大空に血管のように張り巡らされたブドウ棚。
いまはまだ息を潜めて風に耐えるだけ。

「氷から捕まて動がんねぐなたはぁ」
「下手に動いだて、どさ行き着くがわがんねじぇ」
雪が溶けるまで、自分の行く先はじっと考えた方が良いと諭してみる。

氷が張っていると必ず踏んづけたくなる。
「と思うべ?」
ところがある程度年齢を重ねると、そういう事への興味を失う。
大人とはそういうもんだ。残念ながら。

「この辺は日当たり良いずねぇ」
ちょっと足を止め辺りを眺める。ここは明正高校への通学路だった。
いまでもグランドや校舎があるので、生徒はしょっちゅう通るらしいが。

「この寒いのに咲いでけで、ご苦労さんだなぁ」
寒さなどまったく気にせず、たまに通る車や人を、首を伸ばして見ているバラ。

「桜咲ぐには早すぎねが?」
「ありゃ、よっくど見っど何がの種子だがしたぁ」
冬の光は種子を照らして、枯れ木に花が咲いたよう。

寒気に震える山形市街を眺めながら、
意思があるのかないのか分からない枯れ枝が、ゆーらりゆーらり揺れている。

「こだな坂道、雪が積もてだら何するんだべぇ」
「バイクさもチェーンあんのしゃねのが?」
そう言われればその通りだと、乾いた道へ視線を落とす。

「雪降っていねがら、こだいしてカメラば構えでるいげんとなぁ」
わずかに積もった雪の畑へ入り込む。

寒気がどっかりと腰を下ろした山形盆地。
日だまりの中を郵便配達のバイクは、コマ鼠のように坂道を走り去る。

すっかり葉っぱを落として、ただ寒気に耐えていると見せかけて、
実は着々と春の準備を進めているんだな。

「茶色ぐカチャカチャて乾いではぁ」
乾いた豆に日差しが絡みつき、辺りは微かに空気がぬるくなったよう。

氷の上に微かに積もる雪。
「石ころは下から生えっだんだが?誰がが投げだんだが?」

普段なら真っ白な雪の斜面。
今はまるで太平洋側のような枯れ草の斜面。

「ゾンビが?」
「うぅ、うぅ、助けでけろぉ」
ただゴム手袋が地面に置いてあるだけで、幾通りものストーリーが頭を巡る。

ピラカンサはゴリゴリの赤い塊を、これ見よがしに目の前へ突きだしてくる。

昔は田んぼの中の散村だったに過ぎなかったろう飯田。
いまでは完全に山形の町と繋がり、すぐ脇の飯田高架橋を車がブイブイと行き交っている。

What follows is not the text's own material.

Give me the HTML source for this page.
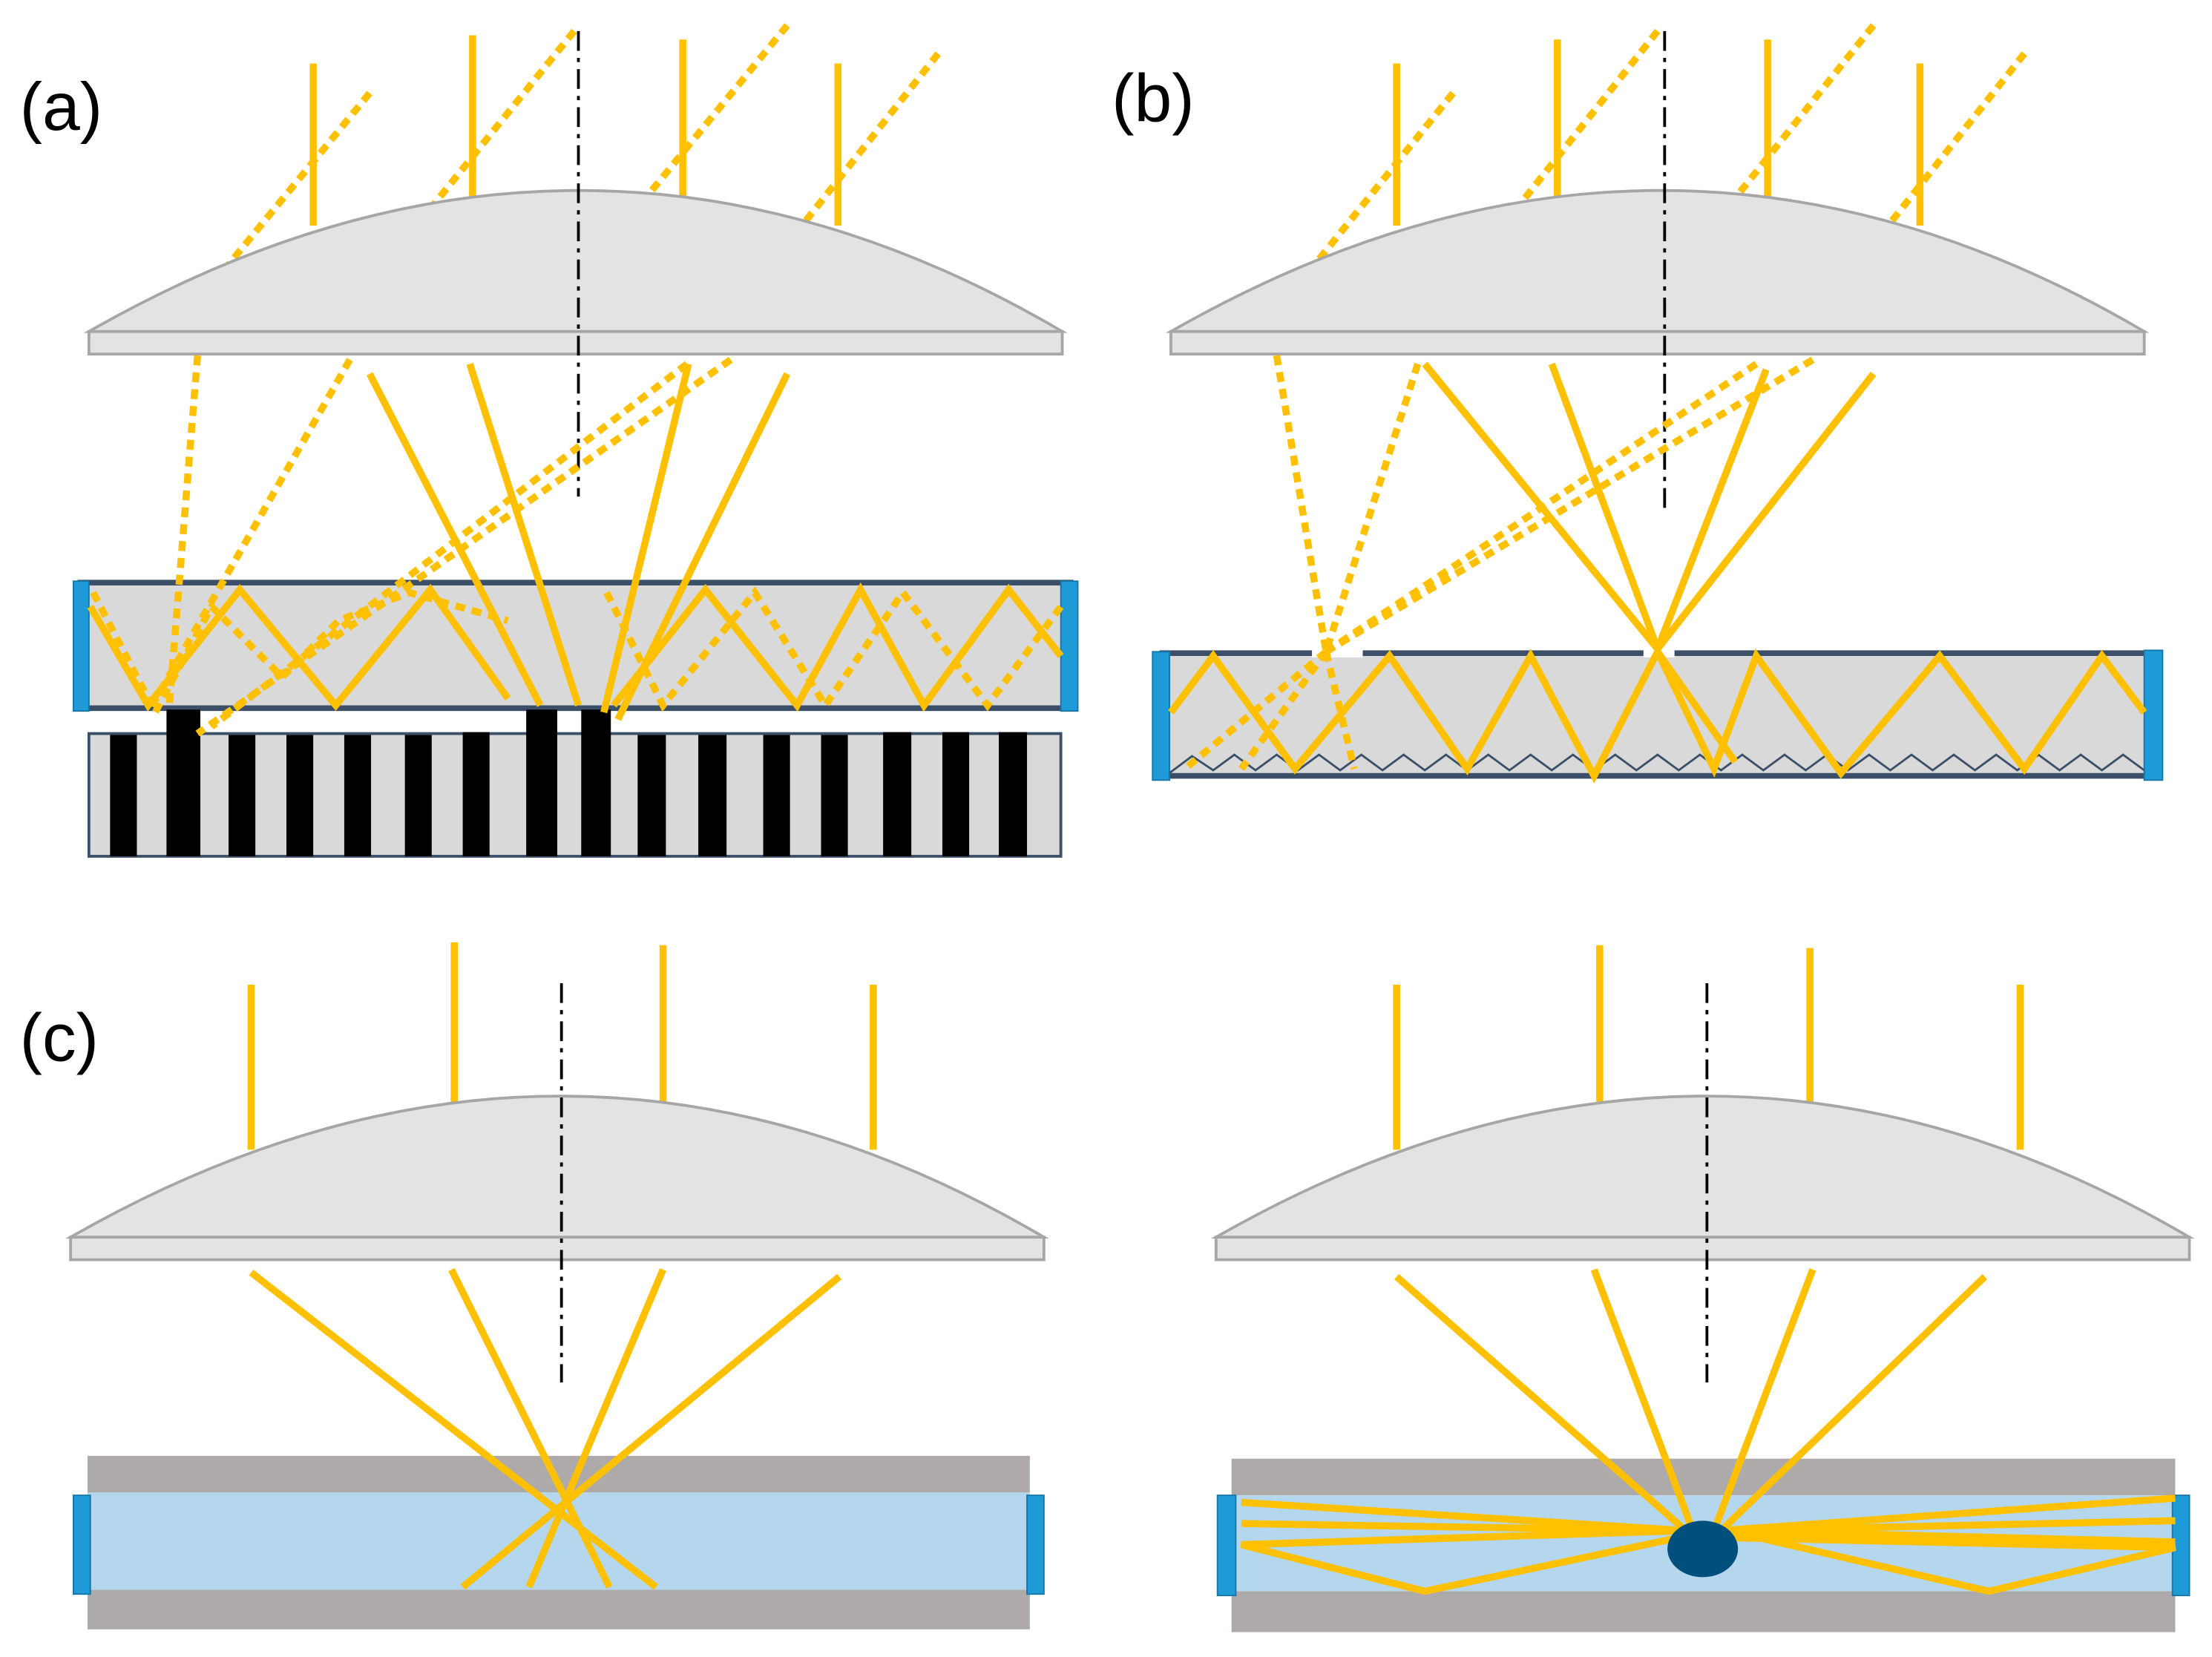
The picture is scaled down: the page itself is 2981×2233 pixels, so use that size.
<!DOCTYPE html>
<html><head><meta charset="utf-8"><style>html,body{margin:0;padding:0;background:#fff}svg{display:block}</style></head><body>
<svg width="2981" height="2233" viewBox="0 0 1568 1174.6" xmlns="http://www.w3.org/2000/svg">
<defs>
<g id="lens"><path d="M0,100 Q350,-100 690,100 Z" fill="#e3e3e3" stroke="#a6a6a6" stroke-width="2"/><rect x="0" y="100" width="690" height="16" fill="#e3e3e3" stroke="#a6a6a6" stroke-width="2"/></g>
</defs>
<g font-family="Liberation Sans, sans-serif" font-size="48" fill="#000">
<text x="14" y="92">(a)</text><text x="788" y="86">(b)</text><text x="14" y="752">(c)</text></g>

<!-- Panel a -->
<g stroke="#FFC000" stroke-width="5" fill="none">
<line x1="222" y1="45" x2="222" y2="160"/><line x1="335" y1="25" x2="335" y2="140"/><line x1="484" y1="28" x2="484" y2="140"/><line x1="594" y1="45" x2="594" y2="160"/>
<g stroke-dasharray="7,5"><line x1="262" y1="66" x2="160" y2="190"/><line x1="407" y1="22" x2="305" y2="148"/><line x1="558" y1="18" x2="462" y2="135"/><line x1="665" y1="38" x2="570" y2="158"/></g>
</g>
<use href="#lens" x="63" y="135"/>
<line x1="410" y1="22" x2="410" y2="352" stroke="#000" stroke-width="2" stroke-dasharray="14,5,3,5"/>
<rect x="57" y="413" width="702" height="89" fill="#d9d9d9" stroke="#3b5068" stroke-width="4"/>
<rect x="52" y="412" width="11" height="92" fill="#1e9bd7" stroke="#1577a8" stroke-width="1"/>
<rect x="752" y="412" width="12" height="92" fill="#1e9bd7" stroke="#1577a8" stroke-width="1"/>
<rect x="63" y="520" width="689" height="87" fill="#d9d9d9" stroke="#3b5068" stroke-width="2"/>
<g fill="#000">
<rect x="78" y="521" width="19" height="86"/><rect x="118" y="503" width="24" height="104"/><rect x="162" y="521" width="19" height="86"/><rect x="203" y="521" width="19" height="86"/><rect x="244" y="521" width="19" height="86"/><rect x="287" y="521" width="19" height="86"/><rect x="328" y="519" width="19" height="88"/><rect x="373" y="503" width="22" height="104"/><rect x="412" y="503" width="21" height="104"/><rect x="452" y="521" width="20" height="86"/><rect x="495" y="521" width="20" height="86"/><rect x="541" y="521" width="19" height="86"/><rect x="582" y="521" width="19" height="86"/><rect x="626" y="519" width="20" height="88"/><rect x="668" y="519" width="19" height="88"/><rect x="708" y="519" width="20" height="88"/></g>
<g stroke="#FFC000" stroke-width="5" fill="none" stroke-linejoin="miter">
<line x1="262" y1="265" x2="383" y2="500"/><line x1="333" y1="258" x2="410" y2="500"/><line x1="488" y1="258" x2="428" y2="505"/><line x1="558" y1="265" x2="438" y2="510"/>
<polyline points="64,430 105,500 170,418 238,500 305,418 360,495"/>
<polyline points="435,500 500,418 565,500 610,418 655,500 715,418 752,465"/>
<g stroke-dasharray="7,5"><line x1="140" y1="252" x2="120" y2="500"/><line x1="248" y1="255" x2="105" y2="505"/><line x1="487" y1="258" x2="150" y2="515"/><line x1="518" y1="255" x2="140" y2="520"/>
<polyline points="66,420 110,505 150,430 200,480 240,440 290,420 360,440"/>
<polyline points="430,420 470,500 535,420 585,500 640,420 700,500 752,430"/></g>
</g>

<!-- Panel b -->
<g stroke="#FFC000" stroke-width="5" fill="none">
<line x1="990" y1="45" x2="990" y2="160"/><line x1="1104" y1="28" x2="1104" y2="145"/><line x1="1253" y1="28" x2="1253" y2="145"/><line x1="1361" y1="45" x2="1361" y2="160"/>
<g stroke-dasharray="7,5"><line x1="1030" y1="66" x2="930" y2="190"/><line x1="1175" y1="22" x2="1075" y2="148"/><line x1="1328" y1="18" x2="1232" y2="138"/><line x1="1435" y1="38" x2="1340" y2="158"/></g>
</g>
<use href="#lens" x="830" y="135"/>
<line x1="1180" y1="22" x2="1180" y2="365" stroke="#000" stroke-width="2" stroke-dasharray="14,5,3,5"/>
<rect x="824" y="463" width="702" height="87" fill="#d9d9d9" stroke="#3b5068" stroke-width="4"/>
<rect x="817" y="462" width="12" height="91" fill="#1e9bd7" stroke="#1577a8"/>
<rect x="1520" y="461" width="13" height="92" fill="#1e9bd7" stroke="#1577a8"/>
<polyline points="829,548 845,536 860,546 875,535 890,546 905,535 920,546 935,535 950,546 965,535 980,546 995,535 1010,546 1025,535 1040,546 1055,535 1070,546 1085,535 1100,546 1115,535 1130,546 1145,535 1160,546 1175,535 1190,546 1205,535 1220,546 1235,535 1250,546 1265,535 1280,546 1295,535 1310,546 1325,535 1340,546 1355,535 1370,546 1385,535 1400,546 1415,535 1430,546 1445,535 1460,546 1475,535 1490,546 1505,535 1520,546" fill="none" stroke="#3b5068" stroke-width="1.5"/>
<rect x="930" y="458" width="36" height="8" fill="#fff"/><rect x="1165" y="458" width="22" height="8" fill="#fff"/>
<g stroke="#FFC000" stroke-width="5" fill="none">
<line x1="1010" y1="258" x2="1175" y2="460"/><line x1="1100" y1="258" x2="1175" y2="460"/><line x1="1252" y1="262" x2="1175" y2="460"/><line x1="1328" y1="265" x2="1175" y2="460"/>
<polyline points="830,505 860,465 918,545 985,465 1040,545 1085,465 1130,550 1175,462 1215,545 1245,465 1305,548 1375,465 1435,545 1490,465 1520,505"/>
<polyline points="1175,462 1230,540"/>
<g stroke-dasharray="7,5"><line x1="905" y1="252" x2="940" y2="462"/><line x1="1005" y1="258" x2="940" y2="462"/><line x1="1285" y1="255" x2="940" y2="462"/><line x1="1245" y1="258" x2="940" y2="462"/>
<line x1="940" y1="462" x2="840" y2="545"/><line x1="940" y1="462" x2="960" y2="545"/><line x1="940" y1="462" x2="880" y2="545"/></g>
</g>

<!-- Panel c left -->
<g stroke="#FFC000" stroke-width="5" fill="none">
<line x1="178" y1="698" x2="178" y2="815"/><line x1="322" y1="668" x2="322" y2="785"/><line x1="470" y1="670" x2="470" y2="785"/><line x1="619" y1="698" x2="619" y2="815"/></g>
<use href="#lens" x="50" y="777"/>
<line x1="398" y1="697" x2="398" y2="980" stroke="#000" stroke-width="2" stroke-dasharray="14,5,3,5"/>
<rect x="62" y="1032" width="668" height="26" fill="#aeaaaa"/>
<rect x="62" y="1058" width="668" height="69" fill="#b4d7ee"/>
<rect x="62" y="1127" width="668" height="28" fill="#aeaaaa"/>
<rect x="52" y="1060" width="12" height="70" fill="#1e9bd7" stroke="#1577a8"/>
<rect x="728" y="1060" width="12" height="70" fill="#1e9bd7" stroke="#1577a8"/>
<g stroke="#FFC000" stroke-width="5" fill="none">
<line x1="178" y1="902" x2="465" y2="1125"/><line x1="320" y1="900" x2="432" y2="1125"/><line x1="470" y1="900" x2="375" y2="1125"/><line x1="595" y1="905" x2="328" y2="1125"/></g>

<!-- Panel c right -->
<g stroke="#FFC000" stroke-width="5" fill="none">
<line x1="990" y1="698" x2="990" y2="815"/><line x1="1134" y1="670" x2="1134" y2="785"/><line x1="1283" y1="672" x2="1283" y2="787"/><line x1="1432" y1="698" x2="1432" y2="815"/></g>
<use href="#lens" x="862" y="777"/>
<line x1="1210" y1="697" x2="1210" y2="980" stroke="#000" stroke-width="2" stroke-dasharray="14,5,3,5"/>
<rect x="873" y="1034" width="669" height="26" fill="#aeaaaa"/>
<rect x="873" y="1060" width="669" height="68" fill="#b4d7ee"/>
<rect x="873" y="1128" width="669" height="29" fill="#aeaaaa"/>
<rect x="863" y="1060" width="13" height="71" fill="#1e9bd7" stroke="#1577a8"/>
<rect x="1540" y="1060" width="12" height="71" fill="#1e9bd7" stroke="#1577a8"/>
<g stroke="#FFC000" stroke-width="5" fill="none">
<line x1="990" y1="905" x2="1195" y2="1085"/><line x1="1130" y1="900" x2="1200" y2="1085"/><line x1="1285" y1="900" x2="1215" y2="1085"/><line x1="1407" y1="905" x2="1220" y2="1085"/>
<line x1="1195" y1="1085" x2="880" y2="1065"/><line x1="1195" y1="1085" x2="880" y2="1080"/><line x1="1195" y1="1085" x2="880" y2="1095"/>
<polyline points="1195,1085 880,1095 1010,1128 1190,1090"/>
<line x1="1220" y1="1085" x2="1542" y2="1062"/><line x1="1220" y1="1085" x2="1542" y2="1078"/><line x1="1220" y1="1085" x2="1542" y2="1093"/>
<polyline points="1225,1090 1542,1097 1410,1128 1225,1085"/>
</g>
<ellipse cx="1207" cy="1098" rx="25" ry="20" fill="#004f7c"/>
</svg>
</body></html>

小さなスペースだけれども、ただこれだけで心が癒やされる気分になる。
新興住宅地にはこういうスペースがないので、撮影する気にもなれないのかも知れない。

「雪降らねどほんてんいずねぇ」
「んだぁ、足も軽やかに動ぐま」
乾いた足音が遠ざかる。ヒバの木は体を捻りながら人々を見守っている。

大気が止まり、時間も止まる。そしてゆっくりと時間が逆回転し始める。
そんな錯覚を覚える木枠と薄汚れた硝子。